I was good at finding information, and had been told as much by editors. I always respected trying to find as much as I could, and never invested any emotion into a hypothesis I would form at the beginning of my assignment: if my hypothesis was right, it did not mean I was some sort of prophetess. If I was wrong; it did not mean I was a moron. There was neither glory nor shame. Just a quest to find facts and verify them.
I sometimes could not dig as deep as I wished — once, an American federal official could sense my frustration, and told me that he had far more access to information than any journalists, and he couldn’t get to the answer at that point, with him saying, “You’re not a bad journalist. I can’t get that information, either.” Sometimes you hit a rock with your shovel, but the guy with the expensive drill can’t break it, either. Later on, I discovered, we had the same mutual theory — and we were right.
But there is something peaceful about digging. It brings serenity to know you did your absolute best to liberate the truth from lies. You saw it through. You didn’t settle for a perception, an illusion, delusion, fantasy, or interpretation of reality. You saw both truth and reality up close as they are, and faced it alone.
How deep are the deepest truths of the universe? We haven’t even begun to scratch the surface of the ones here on Earth.
Journalists never bothered. Their “will do” attitude was sacrilege to me. I thrived in learning more. In all my time as a journalist, I never understood how reporters could be satisfied with regurgitating a press release.
I could understand why that lackadaisical attitude would prove to be problematic as journalism was eclipsed by a bigger medium: because all those people who were the recipients of that shallow — and ultimately slanted, skewed, and misleading information were slowly starting to get a chance to register their perceptions and interpretations of reality. They could do what I would have done back in the early to mid-1990s if I had my own blog: I could bypass the system, and post all the information that I was gathering and verifying.
Would it have made a difference? I don’t know what goes on in that alternative universe, but there could be no one who could later claim ignorance or say no information was available. It was, and if a teenager could dig and find; so could have an adult at a national outlet with a university degree from Columbia.

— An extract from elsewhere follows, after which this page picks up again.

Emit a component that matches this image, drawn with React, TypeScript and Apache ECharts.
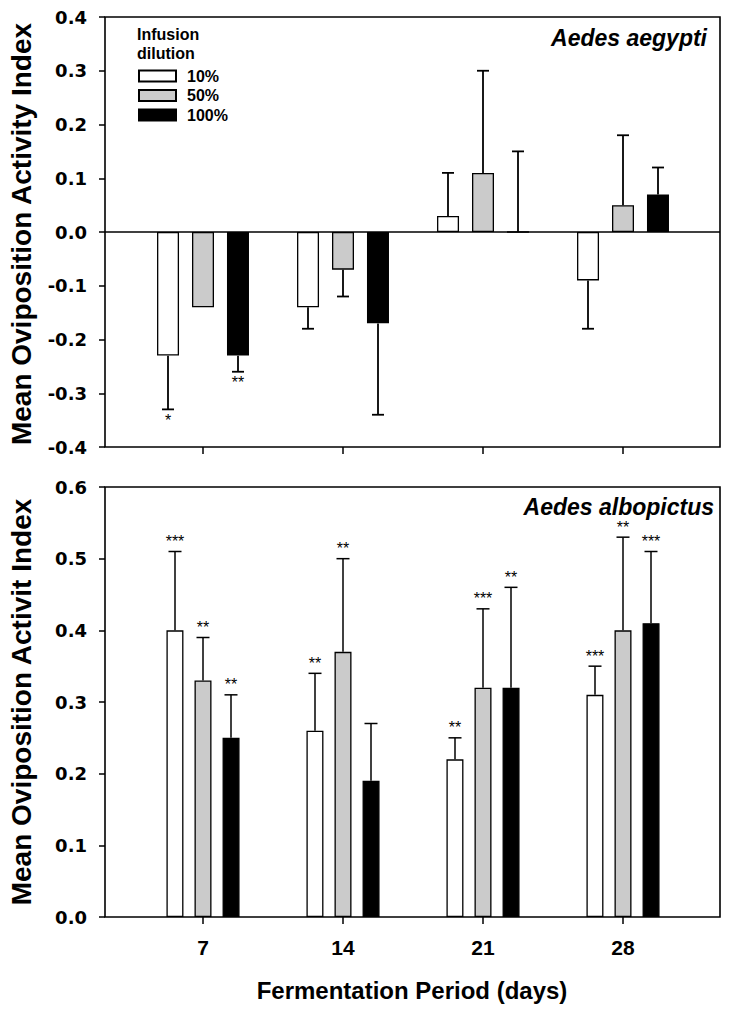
import React, { useEffect, useRef } from "react";
import * as echarts from "echarts";

// ---------- data ----------
const days = [7, 14, 21, 28];
const dilutions = ["10%", "50%", "100%"];

// Aedes aegypti (top panel): bar means and error-bar ends
const aegypti10 = [-0.23, -0.14, 0.03, -0.09];
const aegypti50 = [-0.14, -0.07, 0.11, 0.05];
const aegypti100 = [-0.23, -0.17, 0.0, 0.07];
const aegypti10Err = [-0.33, -0.18, 0.11, -0.18];
const aegypti50Err = [null, -0.12, 0.3, 0.18];
const aegypti100Err = [-0.26, -0.34, 0.15, 0.12];
const aegypti10Sig = ["*", "", "", ""];
const aegypti50Sig = ["", "", "", ""];
const aegypti100Sig = ["**", "", "", ""];

// Aedes albopictus (bottom panel)
const albo10 = [0.4, 0.26, 0.22, 0.31];
const albo50 = [0.33, 0.37, 0.32, 0.4];
const albo100 = [0.25, 0.19, 0.32, 0.41];
const albo10Err = [0.51, 0.34, 0.25, 0.35];
const albo50Err = [0.39, 0.5, 0.43, 0.53];
const albo100Err = [0.31, 0.27, 0.46, 0.51];
const albo10Sig = ["***", "**", "**", "***"];
const albo50Sig = ["**", "**", "***", "**"];
const albo100Sig = ["**", "", "**", "***"];

const topTicks = [-0.4, -0.3, -0.2, -0.1, 0.0, 0.1, 0.2, 0.3, 0.4];
const bottomTicks = [0.0, 0.1, 0.2, 0.3, 0.4, 0.5, 0.6];

// ---------- styles ----------
const FILLS = ["#ffffff", "#cbcbcb", "#000000"];
const SANS = '"Liberation Sans", Arial, sans-serif';
const TICK_FONT = '"DejaVu Sans", sans-serif';

function buildErrorSeries(
  xAxisIndex: number,
  means: number[][],
  ends: (number | null)[][],
  sigs: string[][],
  spacing: number,
  capHalf: number,
  lineWidth: number,
  below: boolean
) {
  const items: any[] = [];
  means.forEach((arr, g) =>
    arr.forEach((m, d) => {
      const e = ends[g][d];
      if (e === null || e === undefined) return;
      items.push({ value: [days[d], m, e], g, sig: sigs[g][d] });
    })
  );
  return {
    type: "custom",
    xAxisIndex,
    yAxisIndex: xAxisIndex,
    z: 5,
    silent: true,
    data: items.map((it) => it.value),
    encode: { x: 0, y: [1, 2] },
    renderItem: (params: any, api: any) => {
      const it = items[params.dataIndex];
      const p0 = api.coord([it.value[0], it.value[1]]);
      const p1 = api.coord([it.value[0], it.value[2]]);
      const x = p0[0] + (it.g - 1) * spacing;
      const children: any[] = [
        {
          type: "line",
          shape: { x1: x, y1: p0[1], x2: x, y2: p1[1] },
          style: { stroke: "#000", lineWidth },
        },
        {
          type: "line",
          shape: { x1: x - capHalf, y1: p1[1], x2: x + capHalf, y2: p1[1] },
          style: { stroke: "#000", lineWidth },
        },
      ];
      if (it.sig) {
        children.push({
          type: "text",
          x,
          y: below ? p1[1] + 5 : p1[1] - 4,
          style: {
            text: it.sig,
            fill: "#000",
            font: `16px ${SANS}`,
            align: "center",
            verticalAlign: below ? "top" : "bottom",
            lineHeight: 12,
          },
        });
      }
      return { type: "group", children };
    },
  };
}

function barSeries(
  name: string,
  idx: number,
  values: number[],
  axis: number,
  barWidth: number,
  barGap: string,
  extra: any = {}
) {
  return {
    type: "bar",
    name,
    xAxisIndex: axis,
    yAxisIndex: axis,
    data: values.map((v, i) => [days[i], v]),
    barWidth,
    barGap,
    itemStyle: {
      color: FILLS[idx],
      borderColor: "#000",
      borderWidth: 1.3,
    },
    emphasis: { disabled: true },
    ...extra,
  };
}

export default function App() {
  const ref = useRef<HTMLDivElement>(null);

  useEffect(() => {
    if (!ref.current) return;
    const chart = echarts.init(ref.current, undefined, { renderer: "svg" });

    const xAxisCommon = (gridIndex: number, showLabel: boolean) => ({
      type: "value",
      gridIndex,
      min: 2.1,
      max: 32.85,
      axisLine: { show: false, onZero: false },
      splitLine: { show: false },
      axisTick: {
        show: true,
        inside: false,
        length: 7,
        lineStyle: { color: "#000", width: 1.5 },
        customValues: days,
      },
      axisLabel: {
        show: showLabel,
        customValues: days,
        margin: 20,
        color: "#000",
        fontFamily: SANS,
        fontWeight: "bold",
        fontSize: 21,
      },
    });

    const yAxisCommon = (gridIndex: number, min: number, max: number) => ({
      type: "value",
      gridIndex,
      min,
      max,
      interval: 0.1,
      axisLine: { show: false },
      splitLine: { show: false },
      axisTick: {
        show: true,
        inside: false,
        length: 6,
        lineStyle: { color: "#000", width: 1.5 },
      },
      axisLabel: {
        margin: 18,
        color: "#000",
        fontFamily: TICK_FONT,
        fontWeight: "bold",
        fontSize: 18,
        formatter: (v: number) => (Math.abs(v) < 1e-9 ? 0 : v).toFixed(1),
      },
    });

    const option: any = {
      animation: false,
      backgroundColor: "#fff",
      grid: [
        {
          left: 105,
          top: 17,
          width: 615,
          height: 430,
          show: true,
          borderColor: "#000",
          borderWidth: 1.6,
          backgroundColor: "transparent",
          containLabel: false,
          outerBoundsMode: "none",
        },
        {
          left: 105,
          top: 487,
          width: 615,
          height: 430,
          show: true,
          borderColor: "#000",
          borderWidth: 1.6,
          backgroundColor: "transparent",
          containLabel: false,
          outerBoundsMode: "none",
        },
      ],
      xAxis: [xAxisCommon(0, false), xAxisCommon(1, true)],
      yAxis: [
        yAxisCommon(0, topTicks[0], topTicks[topTicks.length - 1]),
        yAxisCommon(1, bottomTicks[0], bottomTicks[bottomTicks.length - 1]),
      ],
      legend: {
        show: true,
        orient: "vertical",
        left: 133,
        top: 63,
        icon: "rect",
        itemWidth: 37,
        itemHeight: 11,
        itemGap: 3.5,
        selectedMode: false,
        data: dilutions,
        textStyle: {
          color: "#000",
          fontFamily: SANS,
          fontWeight: "bold",
          fontSize: 16,
          padding: [0, 0, 0, 6],
        },
      },
      graphic: [
        {
          type: "text",
          left: 137,
          top: 25,
          style: {
            text: "Infusion\ndilution",
            fill: "#000",
            font: `bold 16px ${SANS}`,
            lineHeight: 19,
          },
        },
        {
          type: "text",
          x: 707,
          y: 38,
          style: {
            text: "Aedes aegypti",
            fill: "#000",
            font: `italic bold 23px ${SANS}`,
            align: "right",
            verticalAlign: "middle",
          },
        },
        {
          type: "text",
          x: 714,
          y: 507,
          style: {
            text: "Aedes albopictus",
            fill: "#000",
            font: `italic bold 23px ${SANS}`,
            align: "right",
            verticalAlign: "middle",
            lineHeight: 23,
          },
        },
        {
          type: "text",
          x: 21,
          y: 234,
          rotation: Math.PI / 2,
          style: {
            text: "Mean Oviposition Activity Index",
            fill: "#000",
            font: `bold 28px ${SANS}`,
            align: "center",
            verticalAlign: "middle",
          },
        },
        {
          type: "text",
          x: 21,
          y: 702,
          rotation: Math.PI / 2,
          style: {
            text: "Mean Oviposition Activit Index",
            fill: "#000",
            font: `bold 28px ${SANS}`,
            align: "center",
            verticalAlign: "middle",
          },
        },
        {
          type: "text",
          x: 412,
          y: 990,
          style: {
            text: "Fermentation Period (days)",
            fill: "#000",
            font: `bold 24px ${SANS}`,
            align: "center",
            verticalAlign: "middle",
          },
        },
      ],
      series: [
        barSeries(dilutions[0], 0, aegypti10, 0, 22, "59%", {
          markLine: {
            silent: true,
            symbol: ["none", "none"],
            label: { show: false },
            lineStyle: { color: "#000", width: 1.5, type: "solid" },
            data: [{ yAxis: 0 }],
          },
        }),
        barSeries(dilutions[1], 1, aegypti50, 0, 22, "59%"),
        barSeries(dilutions[2], 2, aegypti100, 0, 22, "59%"),
        barSeries(dilutions[0], 0, albo10, 1, 17, "65%"),
        barSeries(dilutions[1], 1, albo50, 1, 17, "65%"),
        barSeries(dilutions[2], 2, albo100, 1, 17, "65%"),
        buildErrorSeries(
          0,
          [aegypti10, aegypti50, aegypti100],
          [aegypti10Err, aegypti50Err, aegypti100Err],
          [aegypti10Sig, aegypti50Sig, aegypti100Sig],
          35,
          6,
          1.8,
          true
        ),
        buildErrorSeries(
          1,
          [albo10, albo50, albo100],
          [albo10Err, albo50Err, albo100Err],
          [albo10Sig, albo50Sig, albo100Sig],
          28,
          6.5,
          1.5,
          false
        ),
      ],
    };

    chart.setOption(option);
    return () => chart.dispose();
  }, []);

  return (
    <div
      ref={ref}
      style={{ position: "fixed", left: 0, top: 0, width: 729, height: 1014 }}
    />
  );
}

But the chronic shallowness caused the profession to collapse. When people have an alternative venue, and the original venue is lacking, they will go to the other one, even if it has flaws to be endured.

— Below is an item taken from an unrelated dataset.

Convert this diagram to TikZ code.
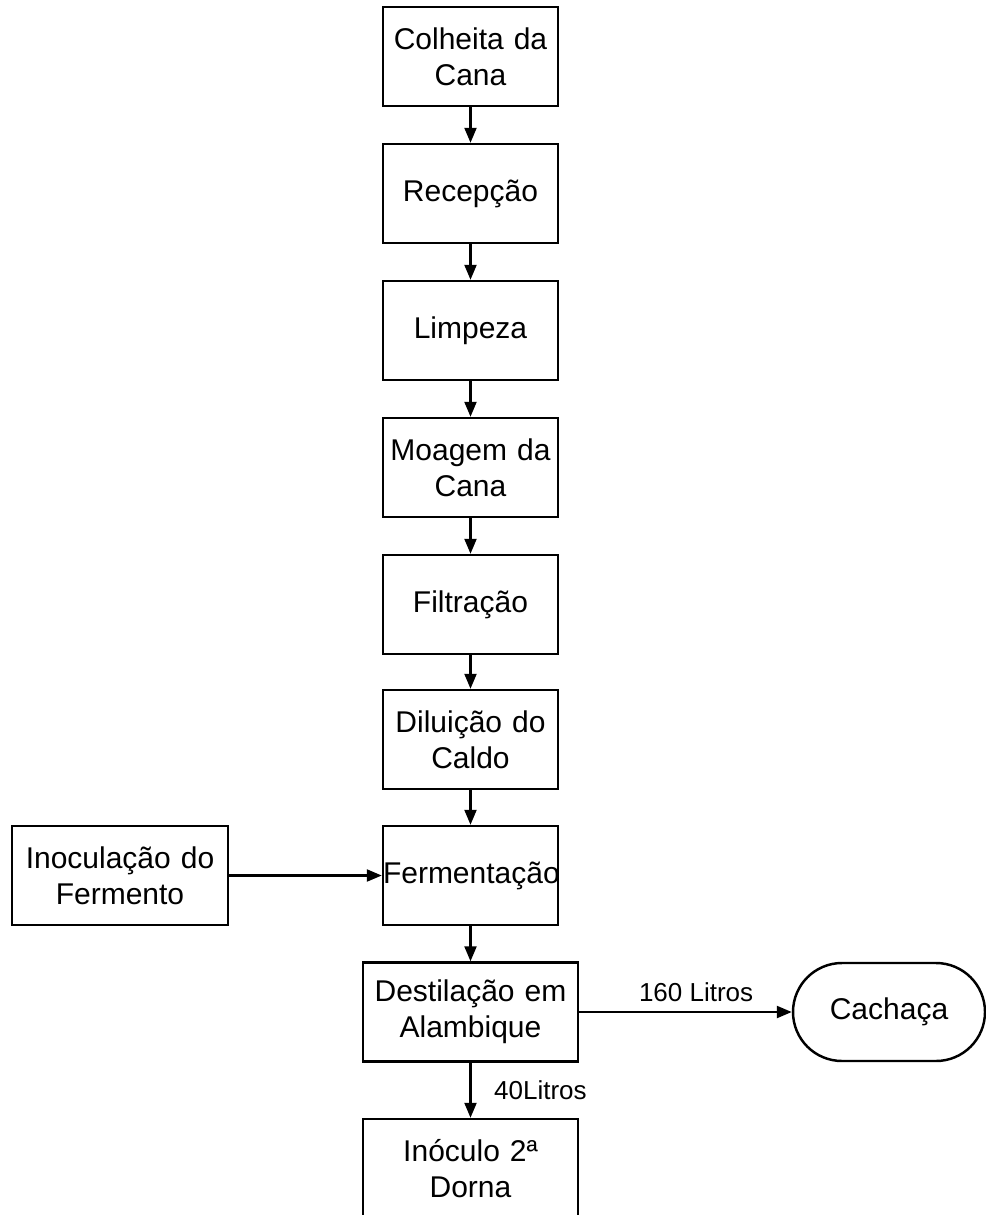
\documentclass[tikz,border=0pt]{standalone}
\usepackage{fontspec}
\setmainfont{Liberation Sans}
\usepackage{tikz}
\usetikzlibrary{arrows.meta}

\begin{document}
\begin{tikzpicture}[
        etapa/.style={draw, line width=1.4pt, inner sep=0pt, align=center,
            text width=3.5cm, minimum height=1.98cm,
            font=\fontsize{17.07pt}{20.5pt}\selectfont},
        larga/.style={etapa, text width=4.3cm},
        saida/.style={draw, line width=1.4pt, rounded corners=0.98cm,
            minimum width=3.84cm, minimum height=1.96cm,
            font=\fontsize{17.07pt}{20.5pt}\selectfont},
        rotulo/.style={font=\fontsize{14.8pt}{17pt}\selectfont},
        fluxo/.style={line width=1.3pt, -{Triangle[length=0.3cm, width=0.24cm]}}
    ]
                \useasboundingbox (0, 0) rectangle (19.72, -24.3);

                \node[etapa] (s1) at (9.41, -1.13) {Colheita da\\Cana};
                \node[etapa] (s2) at (9.41, -3.87) {Recepção};
                \node[etapa] (s3) at (9.41, -6.61) {Limpeza};
                \node[etapa] (s4) at (9.41, -9.35) {Moagem da\\Cana};
                \node[etapa] (s5) at (9.41, -12.09) {Filtração};
                \node[etapa] (s6) at (9.41, -14.79) {Diluição do\\Caldo};
                \node[etapa] (s7) at (9.41, -17.51) {Fermentação};
                \node[larga] (s8) at (9.41, -20.24) {Destilação em\\Alambique};
                \node[larga] (s9) at (9.41, -23.37) {Inóculo 2ª\\Dorna};

                \node[etapa, text width=4.32cm] (f1) at (2.40, -17.51) {Inoculação do\\Fermento};
                \node[saida] (c1) at (17.78, -20.24) {Cachaça};

                \draw[fluxo] (s1) -- (s2);
                \draw[fluxo] (s2) -- (s3);
                \draw[fluxo] (s3) -- (s4);
                \draw[fluxo] (s4) -- (s5);
                \draw[fluxo] (s5) -- (s6);
                \draw[fluxo] (s6) -- (s7);
                \draw[fluxo] (s7) -- (s8);
                \draw[fluxo] (f1) -- (s7);
                \draw[fluxo] (s8) -- node[rotulo, above, pos=0.55, inner sep=0.18cm] {160 Litros} (c1);
                \draw[fluxo] (s8) -- node[rotulo, right, inner sep=0.45cm] {40Litros} (s9);

\end{tikzpicture}
\end{document}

Journalism never thought their own shallowness would do them in — once they held all the cards; so when they lost all their cards, they thought they didn’t need them to play in the game. They thought they’d maintain control because they always did, and it had nothing to do with the fact they were the gate-keepers.
They aren’t special or different. I never thought I was special and different when I started to dig for information: that’s why I was always digging. The facts told the story, and people always try to keep the most valuable facts away from you. You have to fight for those nuggets of truth you find.
I am still one to dig. I am still examining why journalism imploded. It’s why I see that implosion and those in the dead profession are still trying their old tricks of puffing and fear-mongering — but not giving up the idea of just digging one inch for thirty miles.
If they learned to dig deeper, perhaps they’d discover the ugly truth about what happened to their profession — and why.